What’s Cool: This is just the Beginning
As I write this, it’s only been a couple of weeks since my last day. I’m grateful that it’s been an awesome couple of weeks! I’m optimistic as I think about the possibilities that the future holds. This is what the rest of my life might look like! I’m excited about more opportunities to serve, host, and volunteer. I’m excited to watch my boys grow and be able to travel more, hopefully camping and unschooling them on the road for a time. This is just a starting point, not a destination. I’m thrilled and thankful to be an “early retiree” with so much life ahead of me.

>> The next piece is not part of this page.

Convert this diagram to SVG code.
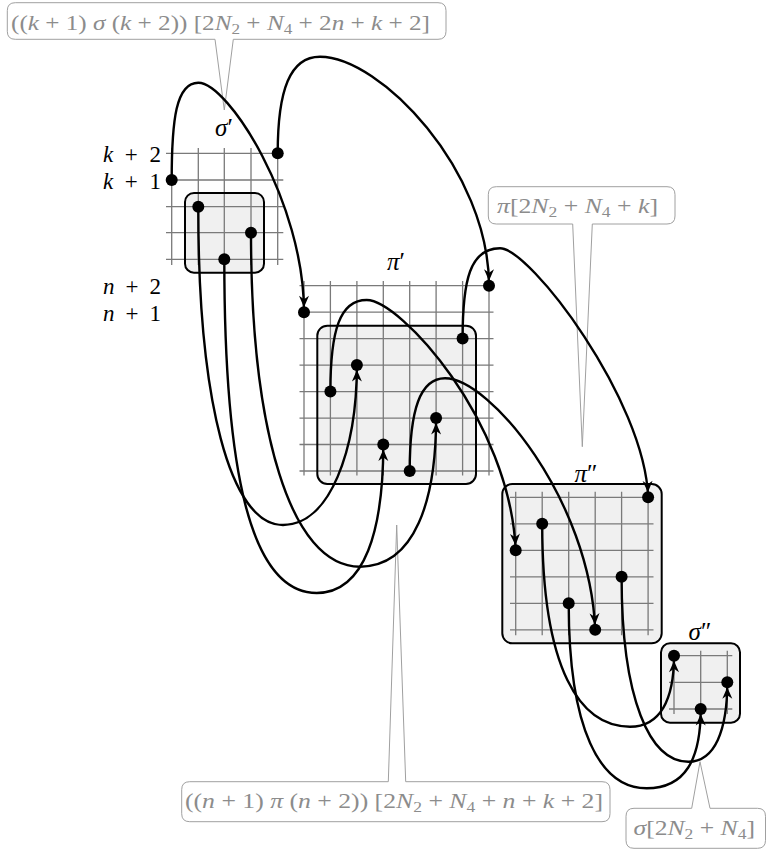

I was recently thinking about Shiloh’s birth and how it related to this situation. I had planned to give birth in a hospital with a doctor. I had planned for an epidural, and a birth similar to Malachi’s. At the last minute (more accurately, the last trimester) those plans were shattered and I had to make a decision. We chose to switch to a midwife and have a home birth. This spontaneous, last-minute decision was one the best things we ever did. The birth was awesome and I will always count it one of my proudest accomplishments. It wasn’t the plan, but it was right. In the same way, this spontaneous decision to retire at age 27 wasn’t the plan, but it’s the right thing. Story of my life right now. I’m encouraged. The future will be a good one.